Do you see that picture? Yeah, that’s right fool. That’s me. I know I look different now. It must be quite a shock to see me so happy and fulfilled. It must be aggravating to see me brimming with joy and abundant life. We both know that just a couple of years ago you had me on the ground with your knife to my throat. You almost won. Almost. I believed all of your lies. I believed that God didn’t love me. I believed that he had forsaken me. I believed that the abuse would never end and that dying a violent death was an inevitable reality for me. I believed that I wasn’t worth saving. I believed every single distorted thing you whispered into my ear, but guess what? The jig is up. I finally started listening to the Holy Spirit instead of you, I grabbed onto Jesus, and I got off the ground. So Satan, you can kiss my grits!

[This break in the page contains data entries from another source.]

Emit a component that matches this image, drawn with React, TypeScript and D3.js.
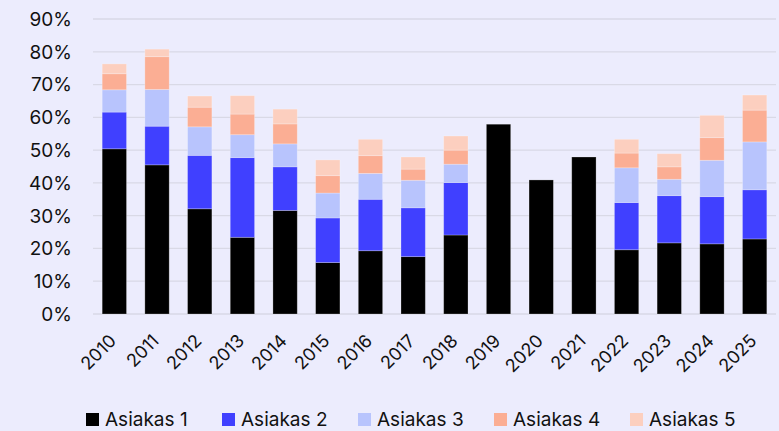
import React, { useEffect, useRef } from 'react';
import { select, scaleBand, scaleLinear, stack } from 'd3';

const years = ['2010', '2011', '2012', '2013', '2014', '2015', '2016', '2017', '2018', '2019', '2020', '2021', '2022', '2023', '2024', '2025'];
const seriesNames = ['Asiakas 1', 'Asiakas 2', 'Asiakas 3', 'Asiakas 4', 'Asiakas 5'];
const seriesColors = ['#000000', '#4040ff', '#b8c4fd', '#fbae94', '#fccfbf'];

// osuudet prosentteina
const asiakas1 = [50.4, 45.5, 32.1, 23.4, 31.6, 15.7, 19.3, 17.5, 24.1, 57.9, 40.9, 47.9, 19.6, 21.7, 21.4, 22.9];
const asiakas2 = [11.2, 11.8, 16.3, 24.3, 13.3, 13.6, 15.7, 14.9, 16.0, 0, 0, 0, 14.4, 14.4, 14.4, 15.0];
const asiakas3 = [6.8, 11.2, 8.7, 7.0, 7.0, 7.6, 7.9, 8.4, 5.6, 0, 0, 0, 10.6, 5.0, 11.1, 14.6];
const asiakas4 = [4.9, 10.0, 6.0, 6.3, 6.1, 5.3, 5.4, 3.4, 4.3, 0, 0, 0, 4.5, 3.8, 6.9, 9.7];
const asiakas5 = [3.0, 2.3, 3.4, 5.6, 4.5, 4.8, 5.0, 3.7, 4.3, 0, 0, 0, 4.2, 4.0, 6.8, 4.6];

const yTicks = [0, 10, 20, 30, 40, 50, 60, 70, 80, 90];

const W = 779;
const H = 431;
const FONT = 'Inter, "Liberation Sans", sans-serif';

const App = () => {
  const svgRef = useRef<SVGSVGElement>(null);

  useEffect(() => {
    const svg = select(svgRef.current);
    svg.selectAll('*').remove();

    svg.append('rect').attr('width', W).attr('height', H).attr('fill', '#ececfd');

    const x = scaleBand<string>()
      .domain(years)
      .range([93, 776])
      .paddingInner(0.43)
      .paddingOuter(0.215);

    const y = scaleLinear().domain([0, 90]).range([314, 19]);

    const all = [asiakas1, asiakas2, asiakas3, asiakas4, asiakas5];
    const rows = years.map((yr, i) => {
      const r: any = { year: yr };
      seriesNames.forEach((s, k) => { r[s] = all[k][i]; });
      return r;
    });
    const stacked = stack<any>().keys(seriesNames)(rows);

    // gridlines
    svg.append('g')
      .selectAll('line')
      .data(yTicks)
      .join('line')
      .attr('x1', 93)
      .attr('x2', 776)
      .attr('y1', d => y(d))
      .attr('y2', d => y(d))
      .attr('stroke', '#d9d9e6')
      .attr('stroke-width', 1.3);

    svg.append('g')
      .selectAll('text')
      .data(yTicks)
      .join('text')
      .attr('x', 72)
      .attr('y', d => y(d))
      .attr('dy', '0.36em')
      .attr('text-anchor', 'end')
      .attr('font-family', FONT)
      .attr('font-size', 19)
      .attr('fill', '#111')
      .text(d => d + '%');

    // bars
    svg.append('g')
      .selectAll('g')
      .data(stacked)
      .join('g')
      .attr('fill', (d, i) => seriesColors[i])
      .selectAll('rect')
      .data(d => d.filter(p => p[1] - p[0] > 0))
      .join('rect')
      .attr('x', d => x(d.data.year)!)
      .attr('width', x.bandwidth())
      .attr('y', d => y(d[1]))
      .attr('height', d => y(d[0]) - y(d[1]))
      .attr('stroke', 'rgba(255,255,255,0.3)')
      .attr('stroke-width', 0.8);

    // year labels
    svg.append('g')
      .selectAll('text')
      .data(years)
      .join('text')
      .attr('transform', d => `translate(${x(d)! + x.bandwidth() / 2 + 3},342) rotate(-45)`)
      .attr('text-anchor', 'end')
      .attr('font-family', FONT)
      .attr('font-size', 18)
      .attr('fill', '#111')
      .text(d => d);

    // legend
    const lg = svg.append('g')
      .selectAll('g')
      .data(seriesNames)
      .join('g')
      .attr('transform', (d, i) => `translate(${86 + i * 136},0)`);
    lg.append('rect')
      .attr('x', 0)
      .attr('y', 413)
      .attr('width', 13)
      .attr('height', 13)
      .attr('fill', (d, i) => seriesColors[i]);
    lg.append('text')
      .attr('x', 19)
      .attr('y', 426)
      .attr('font-family', FONT)
      .attr('font-size', 19)
      .attr('fill', '#111')
      .text(d => d);
  }, []);

  return (
    <div style={{ position: 'absolute', left: 0, top: 0 }}>
      <svg ref={svgRef} width={W} height={H} style={{ display: 'block' }}></svg>
    </div>
  );
};

export default App;
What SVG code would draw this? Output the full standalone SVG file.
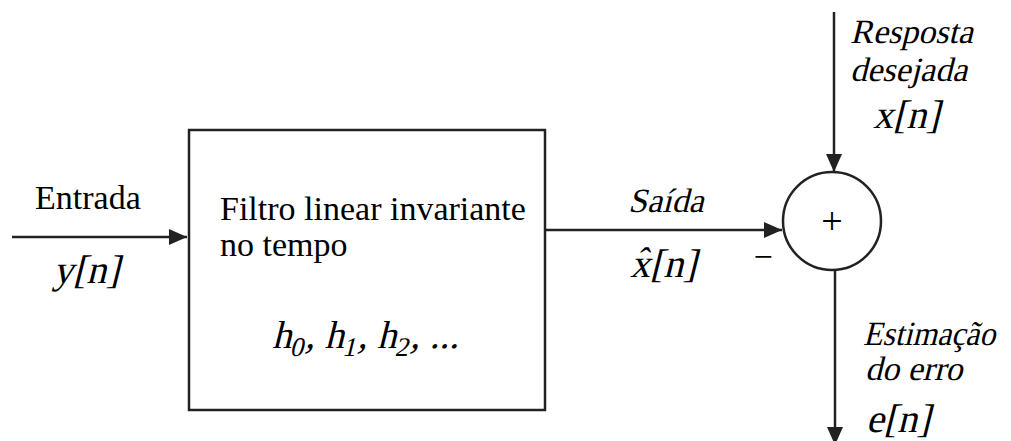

And you have got some nerve. You used deception and lies to lead me down dark paths that you knew would keep me from God. I followed you and your demonic underlings right into the traps of religious pride, judgment of others, legalism, and secrecy, which you knew would cause delusion and despair. And then you have the audacity to condemn me for the very sins that you lured me into! I have some news for you. I am forgiven. That’s right. There is no condemnation for me because I am in Jesus and Jesus is in me. I know you had me running around like a chicken with my head cut off, striving to be good enough for God and working myself to death to earn his love and favor, but those days are gone. Never again will I allow you to undermine the power of the cross with your pathetic lies. I am dancing in freedom because the blood of Jesus covers me, and nothing you say can stop me from dancing. And another thing. I am doing my best, navigating life on this dirty earth. I have been confronted with pain, rejection, betrayal, wounding, sickness, loss, and sin. And yet I am still praising God. You, on the other hand, had it made. You were in heaven, where everything is perfect, and you still blew it! So you know what Satan? You can kiss my grits!

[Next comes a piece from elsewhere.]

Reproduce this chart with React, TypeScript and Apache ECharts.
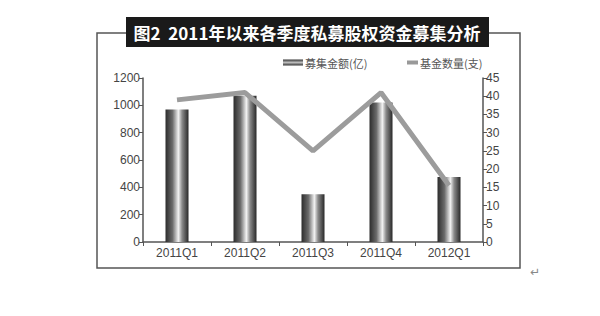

I have more bad news for you. When you had me beaten down and I was living a lie, we both know that I wasn’t helping anyone. You had me convinced that I would never survive if I told the truth, when all the while the isolation and secrecy were killing me. Unfortunately for you, I listened to Jesus. He told me that it was time to tell the truth, and that we would face the consequences together. It was the scariest moment of my life, but following Jesus into the light was the best, most powerful decision I have ever made. I ran into his arms, and he loved me so completely that I can honestly say that I am healed. Every evil thing that you sent into my life to wound and destroy me has been covered by the blood of Jesus. Everything. And because I have been healed, I just can’t stop myself from telling others all about what Jesus did for me. When they hear my story, they give glory to God. I know you hate that, but I really don’t care. And it doesn’t stop there. My new life is a living testimony to the goodness and faithfulness of God. It is a testimony to the healing love of Jesus. So God keeps bringing people into my life that need his touch as badly as I did, and he is doing for them what he has done for me. The anointing of God just keeps flowing from life to life and there is nothing you can do to stop it. So I will say it again. Satan, you can kiss my grits!

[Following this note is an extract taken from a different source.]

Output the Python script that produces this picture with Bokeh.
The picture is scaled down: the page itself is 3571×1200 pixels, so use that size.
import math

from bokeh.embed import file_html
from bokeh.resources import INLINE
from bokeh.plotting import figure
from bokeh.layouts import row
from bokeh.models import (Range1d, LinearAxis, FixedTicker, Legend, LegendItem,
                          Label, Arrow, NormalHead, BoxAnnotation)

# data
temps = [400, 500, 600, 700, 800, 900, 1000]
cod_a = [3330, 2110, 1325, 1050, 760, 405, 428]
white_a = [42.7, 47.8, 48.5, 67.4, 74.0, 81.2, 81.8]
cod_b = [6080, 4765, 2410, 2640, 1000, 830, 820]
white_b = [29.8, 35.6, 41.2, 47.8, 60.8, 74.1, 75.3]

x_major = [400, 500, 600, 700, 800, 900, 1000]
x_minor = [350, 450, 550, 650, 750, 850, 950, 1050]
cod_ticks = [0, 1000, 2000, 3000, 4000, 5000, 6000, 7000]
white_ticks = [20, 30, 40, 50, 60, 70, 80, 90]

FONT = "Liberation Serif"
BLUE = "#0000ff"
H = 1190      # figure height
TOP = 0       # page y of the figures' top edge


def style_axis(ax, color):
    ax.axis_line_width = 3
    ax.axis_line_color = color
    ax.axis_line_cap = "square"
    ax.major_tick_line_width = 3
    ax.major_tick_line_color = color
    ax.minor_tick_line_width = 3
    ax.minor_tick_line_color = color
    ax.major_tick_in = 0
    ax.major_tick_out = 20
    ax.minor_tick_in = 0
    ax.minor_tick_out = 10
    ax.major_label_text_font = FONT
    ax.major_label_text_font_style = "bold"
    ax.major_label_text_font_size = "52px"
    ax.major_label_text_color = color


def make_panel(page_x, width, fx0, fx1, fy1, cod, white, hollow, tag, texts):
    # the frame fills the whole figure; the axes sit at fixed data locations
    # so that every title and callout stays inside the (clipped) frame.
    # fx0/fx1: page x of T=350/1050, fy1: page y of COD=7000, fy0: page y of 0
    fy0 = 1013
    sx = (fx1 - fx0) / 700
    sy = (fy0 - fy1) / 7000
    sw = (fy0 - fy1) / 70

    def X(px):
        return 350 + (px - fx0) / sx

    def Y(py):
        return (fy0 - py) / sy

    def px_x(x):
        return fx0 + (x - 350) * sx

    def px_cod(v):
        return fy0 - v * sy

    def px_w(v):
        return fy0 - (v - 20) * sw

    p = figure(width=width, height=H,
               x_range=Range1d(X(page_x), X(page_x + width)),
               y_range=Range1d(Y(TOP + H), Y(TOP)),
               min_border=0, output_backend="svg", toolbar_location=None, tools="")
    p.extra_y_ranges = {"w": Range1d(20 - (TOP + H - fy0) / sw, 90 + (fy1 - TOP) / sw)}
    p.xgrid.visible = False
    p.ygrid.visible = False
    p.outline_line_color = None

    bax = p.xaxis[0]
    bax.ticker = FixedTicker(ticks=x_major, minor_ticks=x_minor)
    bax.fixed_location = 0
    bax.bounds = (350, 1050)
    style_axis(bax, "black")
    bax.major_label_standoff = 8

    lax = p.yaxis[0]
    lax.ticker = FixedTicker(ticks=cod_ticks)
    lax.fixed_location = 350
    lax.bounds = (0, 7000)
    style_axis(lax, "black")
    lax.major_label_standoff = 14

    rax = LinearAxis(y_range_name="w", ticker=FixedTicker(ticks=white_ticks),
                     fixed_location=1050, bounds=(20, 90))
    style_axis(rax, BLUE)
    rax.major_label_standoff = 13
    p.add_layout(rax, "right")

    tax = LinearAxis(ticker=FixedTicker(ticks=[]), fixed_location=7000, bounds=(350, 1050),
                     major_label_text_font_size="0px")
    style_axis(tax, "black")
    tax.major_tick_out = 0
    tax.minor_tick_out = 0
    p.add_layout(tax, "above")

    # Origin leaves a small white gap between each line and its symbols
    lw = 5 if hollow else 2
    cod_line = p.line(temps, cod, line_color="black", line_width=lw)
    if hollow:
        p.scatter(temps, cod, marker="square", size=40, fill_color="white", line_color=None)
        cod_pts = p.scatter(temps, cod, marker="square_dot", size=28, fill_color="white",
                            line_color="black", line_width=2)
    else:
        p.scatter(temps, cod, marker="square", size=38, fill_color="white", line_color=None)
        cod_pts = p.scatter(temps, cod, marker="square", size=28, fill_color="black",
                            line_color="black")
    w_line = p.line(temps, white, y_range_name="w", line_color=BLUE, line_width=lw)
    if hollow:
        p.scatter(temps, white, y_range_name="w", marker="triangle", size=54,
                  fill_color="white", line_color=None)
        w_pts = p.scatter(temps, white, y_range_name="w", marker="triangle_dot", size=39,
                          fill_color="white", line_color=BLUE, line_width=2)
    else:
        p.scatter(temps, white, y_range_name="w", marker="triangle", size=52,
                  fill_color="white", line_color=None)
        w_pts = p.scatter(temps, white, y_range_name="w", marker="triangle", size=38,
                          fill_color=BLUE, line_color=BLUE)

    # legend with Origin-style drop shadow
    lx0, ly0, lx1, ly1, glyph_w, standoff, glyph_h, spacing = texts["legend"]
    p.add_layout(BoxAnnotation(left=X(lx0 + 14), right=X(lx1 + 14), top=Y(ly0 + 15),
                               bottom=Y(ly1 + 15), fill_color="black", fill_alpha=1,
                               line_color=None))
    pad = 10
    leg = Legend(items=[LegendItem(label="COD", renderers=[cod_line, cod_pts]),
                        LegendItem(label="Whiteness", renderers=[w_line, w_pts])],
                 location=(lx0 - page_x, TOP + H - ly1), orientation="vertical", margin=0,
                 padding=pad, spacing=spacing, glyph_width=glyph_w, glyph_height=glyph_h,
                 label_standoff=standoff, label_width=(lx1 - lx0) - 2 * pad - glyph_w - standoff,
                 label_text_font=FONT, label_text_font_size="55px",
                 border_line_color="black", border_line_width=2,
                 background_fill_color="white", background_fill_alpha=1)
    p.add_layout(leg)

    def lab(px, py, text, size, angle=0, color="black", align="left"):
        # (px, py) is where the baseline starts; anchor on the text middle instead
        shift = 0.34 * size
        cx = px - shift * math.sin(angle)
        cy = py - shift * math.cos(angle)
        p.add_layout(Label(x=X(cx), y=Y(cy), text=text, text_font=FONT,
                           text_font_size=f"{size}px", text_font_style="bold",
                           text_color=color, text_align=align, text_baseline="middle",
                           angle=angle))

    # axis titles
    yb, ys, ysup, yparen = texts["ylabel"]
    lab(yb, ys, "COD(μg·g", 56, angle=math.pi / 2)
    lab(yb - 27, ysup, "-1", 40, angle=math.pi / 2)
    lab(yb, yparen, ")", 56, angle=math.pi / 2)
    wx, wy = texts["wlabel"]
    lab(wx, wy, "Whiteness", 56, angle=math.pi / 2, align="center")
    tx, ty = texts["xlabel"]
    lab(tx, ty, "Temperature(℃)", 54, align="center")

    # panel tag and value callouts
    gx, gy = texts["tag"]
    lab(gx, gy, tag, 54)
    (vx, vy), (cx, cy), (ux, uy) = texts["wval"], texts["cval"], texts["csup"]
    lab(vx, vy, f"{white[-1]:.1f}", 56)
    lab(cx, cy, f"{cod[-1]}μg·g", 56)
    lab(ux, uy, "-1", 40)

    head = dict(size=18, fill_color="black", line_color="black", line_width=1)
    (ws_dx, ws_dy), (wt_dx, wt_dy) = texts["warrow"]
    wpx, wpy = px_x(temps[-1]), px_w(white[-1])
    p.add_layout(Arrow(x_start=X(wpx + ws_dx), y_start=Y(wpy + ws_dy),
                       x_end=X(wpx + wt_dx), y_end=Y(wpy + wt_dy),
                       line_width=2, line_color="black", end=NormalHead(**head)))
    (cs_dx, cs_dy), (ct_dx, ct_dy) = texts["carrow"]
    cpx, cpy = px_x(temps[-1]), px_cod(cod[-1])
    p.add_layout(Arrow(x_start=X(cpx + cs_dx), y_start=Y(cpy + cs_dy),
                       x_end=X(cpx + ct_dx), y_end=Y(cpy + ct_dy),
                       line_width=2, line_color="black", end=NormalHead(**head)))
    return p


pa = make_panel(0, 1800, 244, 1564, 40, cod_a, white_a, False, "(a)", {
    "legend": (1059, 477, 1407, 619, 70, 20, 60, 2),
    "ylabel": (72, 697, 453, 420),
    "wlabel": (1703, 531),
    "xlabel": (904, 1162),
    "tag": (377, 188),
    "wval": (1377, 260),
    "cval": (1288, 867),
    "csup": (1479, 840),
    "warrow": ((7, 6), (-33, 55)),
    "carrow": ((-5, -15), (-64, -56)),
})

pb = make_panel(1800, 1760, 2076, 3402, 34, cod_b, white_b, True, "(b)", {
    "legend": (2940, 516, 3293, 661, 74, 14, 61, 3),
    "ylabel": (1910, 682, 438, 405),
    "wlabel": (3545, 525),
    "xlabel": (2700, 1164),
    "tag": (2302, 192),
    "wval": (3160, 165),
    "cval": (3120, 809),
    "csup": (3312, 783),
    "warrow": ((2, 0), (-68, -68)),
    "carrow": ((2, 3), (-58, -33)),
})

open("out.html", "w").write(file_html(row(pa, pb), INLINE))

One last thing. I know how much you love to attack me by whispering all sorts of doubts. Doubts about whether or not God will come through for me. Doubts about my future. Doubts about my calling and anointing. Doubts about the prophetic words that have been spoken over my life. Doubts about the mysterious and unsearchable things that the Holy Spirit has whispered to me during our precious times together. Here’s the deal. I choose to believe God. I choose to trust him with my future. I choose to trust him with my calling. I choose to believe every single word that he has spoken over my life. I realize that my current circumstances aren’t consistent with what the Lord has promised, but I choose to trust God anyway. What’s the worst thing that can happen? When I die I will be known as the girl who was crazy in love with Jesus and believed in the promises of God. I am cool with that. I will not let you hinder what God wants to do for me and through me by giving into unbelief. You are a liar. You are defeated. Satan, you can kiss my grits!